* _Instruction_:
All of the data should be repeated exactly; pictures are not part of the copy.

* START Given data *

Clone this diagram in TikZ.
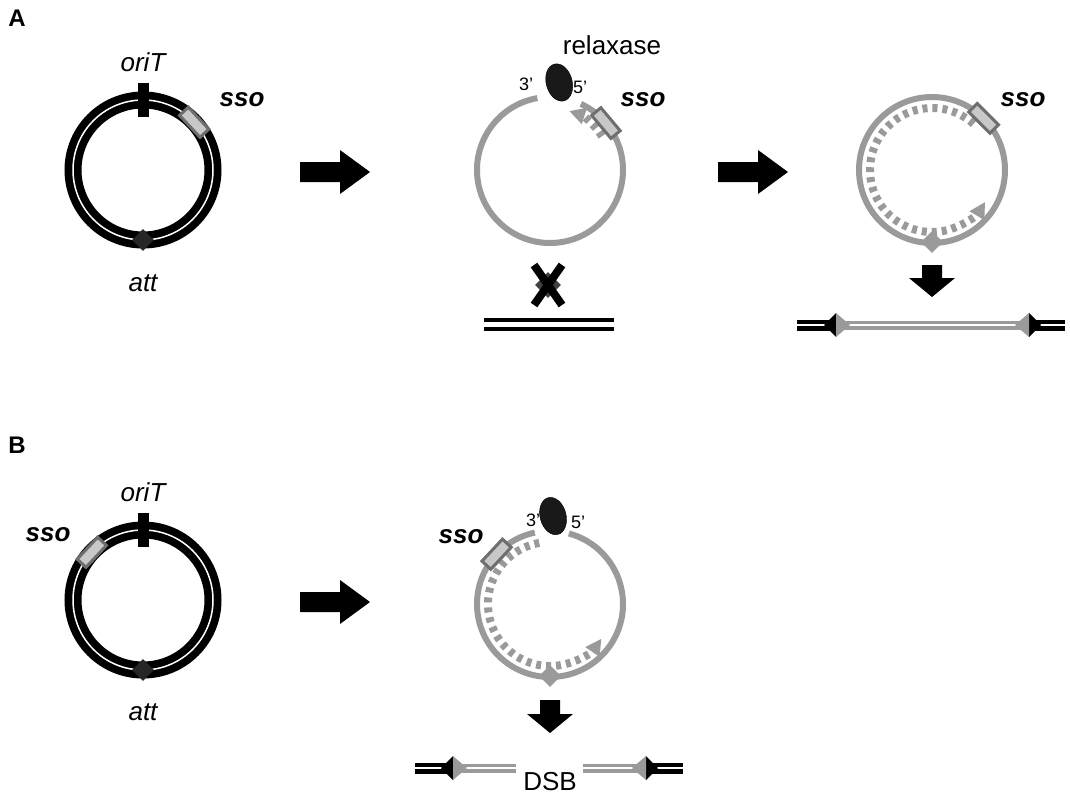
\documentclass[tikz,border=0pt]{standalone}
\usepackage{fontspec}
\setmainfont{Liberation Sans}
\usetikzlibrary{shapes.geometric,arrows.meta}
\definecolor{ring}{HTML}{9A9A9A}
\definecolor{ssofill}{HTML}{C8C8C8}
\definecolor{ssoedge}{HTML}{6E6E6E}
\begin{document}
\begin{tikzpicture}[x=1pt,y=-1pt,
  lab/.style={font=\fontsize{26}{28}\selectfont\itshape},
  ssolab/.style={font=\fontsize{26}{28}\selectfont\bfseries\itshape},
  prime/.style={font=\fontsize{18}{20}\selectfont},
  panel/.style={font=\fontsize{24}{26}\selectfont\bfseries},
  dsring/.style={line width=17pt,black},
  dsgap/.style={line width=1.5pt,white},
  ssring/.style={line width=6pt,ring},
  newdna/.style={line width=8pt,ring,dash pattern=on 5pt off 5pt,-{Triangle[length=16pt,width=16pt,fill=ring]}},
  ssobox/.style={fill=ssofill,draw=ssoedge,line width=3pt},
  att/.style={diamond,fill=#1,inner sep=0pt,minimum size=22pt},
  relax/.style={ellipse,fill=black!90,draw=black,inner sep=0pt,minimum width=26pt,minimum height=38pt,rotate=15},
  block/.style={fill=black}]
\useasboundingbox (0,0) rectangle (1070,800);
\fill[white] (0,0) rectangle (1070,800);

\node[panel] (pA) at (17,18) {A};
\node[panel] (pB) at (17,445) {B};

% ---------- A left
\begin{scope}[shift={(143,170)},yscale=-1]
  \draw[dsring] (0,0) circle (70);
  \draw[dsgap] (0,0) circle (70);
  \fill[black] (-5.5,53) rectangle (5.5,87);
  \draw[ssobox,rotate=-43] (64,-15) rectangle (76,15);
  \node[att=black!85] (attA1) at (-90:70) {};
\end{scope}
\node[lab] (oriA) at (143,62) {oriT};
\node[ssolab] (ssoA1) at (242,100) {sso};
\node[lab] (attAt) at (143,283) {att};

% arrows
\fill[block] (300,162) -- (340,162) -- (340,150) -- (370,172) -- (340,194) -- (340,182) -- (300,182) -- cycle;
\fill[block] (718,162) -- (758,162) -- (758,150) -- (788,172) -- (758,194) -- (758,182) -- (718,182) -- cycle;
\fill[block] (300,592) -- (340,592) -- (340,580) -- (370,602) -- (340,624) -- (340,612) -- (300,612) -- cycle;

% ---------- A middle
\begin{scope}[shift={(550,170)},yscale=-1]
  \draw[ssring] (100:73) arc[start angle=100,end angle=425,radius=73];
  \draw[newdna] (33:62) arc[start angle=33,end angle=72,radius=62];
  \draw[ssobox,rotate=-40] (67,-15) rectangle (79,15);
  \node[relax] (relA) at (84:88) {};
\end{scope}
\node[font=\fontsize{26}{28}\selectfont] (relT) at (612,45) {relaxase};
\node[prime] (p3A) at (526,84) {3'};
\node[prime] (p5A) at (580,87) {5'};
\node[ssolab] (ssoA2) at (643,100) {sso};
% blocked integration
\node[att=black!75,minimum size=26pt] (xd) at (548,285) {};
\draw[line width=8pt,black] (534,265) -- (562,305);
\draw[line width=8pt,black] (562,265) -- (534,305);
\draw[line width=3.5pt] (484,320) -- (614,320);
\draw[line width=3.5pt] (484,329) -- (614,329);

% ---------- A right
\begin{scope}[shift={(932,170)},yscale=-1]
  \draw[ssring] (0,0) circle (73);
  \draw[newdna] (48:62) arc[start angle=48,end angle=329,radius=62];
  \draw[ssobox,rotate=-45] (67,-15) rectangle (79,15);
  \node[att=ring] (attA3) at (-90:72) {};
\end{scope}
\node[ssolab] (ssoA3) at (1023,100) {sso};
\fill[block] (922,265) -- (942,265) -- (942,278) -- (955,278) -- (932,297) -- (909,278) -- (922,278) -- cycle;
% integrated product
\draw[line width=11pt,black] (797,325) -- (835,325);
\draw[line width=11pt,black] (1030,325) -- (1065,325);
\draw[line width=2.5pt,white] (797,325) -- (1065,325);
\draw[line width=9pt,ring] (835,325) -- (1030,325);
\draw[line width=2pt,white] (835,325) -- (1030,325);
\fill[black] (824,325) -- (836,313) -- (836,337) -- cycle;
\fill[ring] (836,313) -- (850,325) -- (836,337) -- cycle;
\fill[black] (1041,325) -- (1029,313) -- (1029,337) -- cycle;
\fill[ring] (1029,313) -- (1015,325) -- (1029,337) -- cycle;

% ---------- B left
\begin{scope}[shift={(143,600)},yscale=-1]
  \draw[dsring] (0,0) circle (70);
  \draw[dsgap] (0,0) circle (70);
  \fill[black] (-5.5,53) rectangle (5.5,87);
  \draw[ssobox,rotate=-137] (64,-15) rectangle (76,15);
  \node[att=black!85] (attB1) at (-90:70) {};
\end{scope}
\node[lab] (oriB) at (143,492) {oriT};
\node[ssolab] (ssoB1) at (48,535) {sso};
\node[lab] (attBt) at (143,712) {att};

% ---------- B middle
\begin{scope}[shift={(550,604)},yscale=-1]
  \draw[ssring] (102:73) arc[start angle=102,end angle=435,radius=73];
  \draw[newdna] (100:62) arc[start angle=100,end angle=326,radius=62];
  \draw[ssobox,rotate=-137] (67,-15) rectangle (79,15);
  \node[att=ring] (attB2) at (-90:72) {};
  \node[relax] (relB) at (88:88) {};
\end{scope}
\node[prime] (p3B) at (533,520) {3'};
\node[prime] (p5B) at (578,522) {5'};
\node[ssolab] (ssoB2) at (461,537) {sso};
\fill[block] (540,700) -- (560,700) -- (560,714) -- (573,714) -- (550,733) -- (527,714) -- (540,714) -- cycle;
% DSB products
\draw[line width=11pt,black] (415,768) -- (452,768);
\draw[line width=2.5pt,white] (415,768) -- (452,768);
\draw[line width=9pt,ring] (452,768) -- (516,768);
\draw[line width=2pt,white] (452,768) -- (516,768);
\fill[black] (441,768) -- (453,756) -- (453,780) -- cycle;
\fill[ring] (453,756) -- (467,768) -- (453,780) -- cycle;
\draw[line width=11pt,black] (646,768) -- (683,768);
\draw[line width=2.5pt,white] (646,768) -- (683,768);
\draw[line width=9pt,ring] (583,768) -- (646,768);
\draw[line width=2pt,white] (583,768) -- (646,768);
\fill[black] (658,768) -- (646,756) -- (646,780) -- cycle;
\fill[ring] (646,756) -- (632,768) -- (646,780) -- cycle;
\node[font=\fontsize{26}{28}\selectfont] (dsb) at (550,782) {DSB};
\end{tikzpicture}
\end{document}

* END Given data *

* _Exercise solution_:
Clone this diagram in TikZ.
\documentclass[tikz,border=0pt]{standalone}
\usepackage{fontspec}
\setmainfont{Liberation Sans}
\usetikzlibrary{shapes.geometric,arrows.meta}
\definecolor{ring}{HTML}{9A9A9A}
\definecolor{ssofill}{HTML}{C8C8C8}
\definecolor{ssoedge}{HTML}{6E6E6E}
\begin{document}
\begin{tikzpicture}[x=1pt,y=-1pt,
  lab/.style={font=\fontsize{26}{28}\selectfont\itshape},
  ssolab/.style={font=\fontsize{26}{28}\selectfont\bfseries\itshape},
  prime/.style={font=\fontsize{18}{20}\selectfont},
  panel/.style={font=\fontsize{24}{26}\selectfont\bfseries},
  dsring/.style={line width=17pt,black},
  dsgap/.style={line width=1.5pt,white},
  ssring/.style={line width=6pt,ring},
  newdna/.style={line width=8pt,ring,dash pattern=on 5pt off 5pt,-{Triangle[length=16pt,width=16pt,fill=ring]}},
  ssobox/.style={fill=ssofill,draw=ssoedge,line width=3pt},
  att/.style={diamond,fill=#1,inner sep=0pt,minimum size=22pt},
  relax/.style={ellipse,fill=black!90,draw=black,inner sep=0pt,minimum width=26pt,minimum height=38pt,rotate=15},
  block/.style={fill=black}]
\useasboundingbox (0,0) rectangle (1070,800);
\fill[white] (0,0) rectangle (1070,800);

\node[panel] (pA) at (17,18) {A};
\node[panel] (pB) at (17,445) {B};

% ---------- A left
\begin{scope}[shift={(143,170)},yscale=-1]
  \draw[dsring] (0,0) circle (70);
  \draw[dsgap] (0,0) circle (70);
  \fill[black] (-5.5,53) rectangle (5.5,87);
  \draw[ssobox,rotate=-43] (64,-15) rectangle (76,15);
  \node[att=black!85] (attA1) at (-90:70) {};
\end{scope}
\node[lab] (oriA) at (143,62) {oriT};
\node[ssolab] (ssoA1) at (242,100) {sso};
\node[lab] (attAt) at (143,283) {att};

% arrows
\fill[block] (300,162) -- (340,162) -- (340,150) -- (370,172) -- (340,194) -- (340,182) -- (300,182) -- cycle;
\fill[block] (718,162) -- (758,162) -- (758,150) -- (788,172) -- (758,194) -- (758,182) -- (718,182) -- cycle;
\fill[block] (300,592) -- (340,592) -- (340,580) -- (370,602) -- (340,624) -- (340,612) -- (300,612) -- cycle;

% ---------- A middle
\begin{scope}[shift={(550,170)},yscale=-1]
  \draw[ssring] (100:73) arc[start angle=100,end angle=425,radius=73];
  \draw[newdna] (33:62) arc[start angle=33,end angle=72,radius=62];
  \draw[ssobox,rotate=-40] (67,-15) rectangle (79,15);
  \node[relax] (relA) at (84:88) {};
\end{scope}
\node[font=\fontsize{26}{28}\selectfont] (relT) at (612,45) {relaxase};
\node[prime] (p3A) at (526,84) {3'};
\node[prime] (p5A) at (580,87) {5'};
\node[ssolab] (ssoA2) at (643,100) {sso};
% blocked integration
\node[att=black!75,minimum size=26pt] (xd) at (548,285) {};
\draw[line width=8pt,black] (534,265) -- (562,305);
\draw[line width=8pt,black] (562,265) -- (534,305);
\draw[line width=3.5pt] (484,320) -- (614,320);
\draw[line width=3.5pt] (484,329) -- (614,329);

% ---------- A right
\begin{scope}[shift={(932,170)},yscale=-1]
  \draw[ssring] (0,0) circle (73);
  \draw[newdna] (48:62) arc[start angle=48,end angle=329,radius=62];
  \draw[ssobox,rotate=-45] (67,-15) rectangle (79,15);
  \node[att=ring] (attA3) at (-90:72) {};
\end{scope}
\node[ssolab] (ssoA3) at (1023,100) {sso};
\fill[block] (922,265) -- (942,265) -- (942,278) -- (955,278) -- (932,297) -- (909,278) -- (922,278) -- cycle;
% integrated product
\draw[line width=11pt,black] (797,325) -- (835,325);
\draw[line width=11pt,black] (1030,325) -- (1065,325);
\draw[line width=2.5pt,white] (797,325) -- (1065,325);
\draw[line width=9pt,ring] (835,325) -- (1030,325);
\draw[line width=2pt,white] (835,325) -- (1030,325);
\fill[black] (824,325) -- (836,313) -- (836,337) -- cycle;
\fill[ring] (836,313) -- (850,325) -- (836,337) -- cycle;
\fill[black] (1041,325) -- (1029,313) -- (1029,337) -- cycle;
\fill[ring] (1029,313) -- (1015,325) -- (1029,337) -- cycle;

% ---------- B left
\begin{scope}[shift={(143,600)},yscale=-1]
  \draw[dsring] (0,0) circle (70);
  \draw[dsgap] (0,0) circle (70);
  \fill[black] (-5.5,53) rectangle (5.5,87);
  \draw[ssobox,rotate=-137] (64,-15) rectangle (76,15);
  \node[att=black!85] (attB1) at (-90:70) {};
\end{scope}
\node[lab] (oriB) at (143,492) {oriT};
\node[ssolab] (ssoB1) at (48,535) {sso};
\node[lab] (attBt) at (143,712) {att};

% ---------- B middle
\begin{scope}[shift={(550,604)},yscale=-1]
  \draw[ssring] (102:73) arc[start angle=102,end angle=435,radius=73];
  \draw[newdna] (100:62) arc[start angle=100,end angle=326,radius=62];
  \draw[ssobox,rotate=-137] (67,-15) rectangle (79,15);
  \node[att=ring] (attB2) at (-90:72) {};
  \node[relax] (relB) at (88:88) {};
\end{scope}
\node[prime] (p3B) at (533,520) {3'};
\node[prime] (p5B) at (578,522) {5'};
\node[ssolab] (ssoB2) at (461,537) {sso};
\fill[block] (540,700) -- (560,700) -- (560,714) -- (573,714) -- (550,733) -- (527,714) -- (540,714) -- cycle;
% DSB products
\draw[line width=11pt,black] (415,768) -- (452,768);
\draw[line width=2.5pt,white] (415,768) -- (452,768);
\draw[line width=9pt,ring] (452,768) -- (516,768);
\draw[line width=2pt,white] (452,768) -- (516,768);
\fill[black] (441,768) -- (453,756) -- (453,780) -- cycle;
\fill[ring] (453,756) -- (467,768) -- (453,780) -- cycle;
\draw[line width=11pt,black] (646,768) -- (683,768);
\draw[line width=2.5pt,white] (646,768) -- (683,768);
\draw[line width=9pt,ring] (583,768) -- (646,768);
\draw[line width=2pt,white] (583,768) -- (646,768);
\fill[black] (658,768) -- (646,756) -- (646,780) -- cycle;
\fill[ring] (646,756) -- (632,768) -- (646,780) -- cycle;
\node[font=\fontsize{26}{28}\selectfont] (dsb) at (550,782) {DSB};
\end{tikzpicture}
\end{document}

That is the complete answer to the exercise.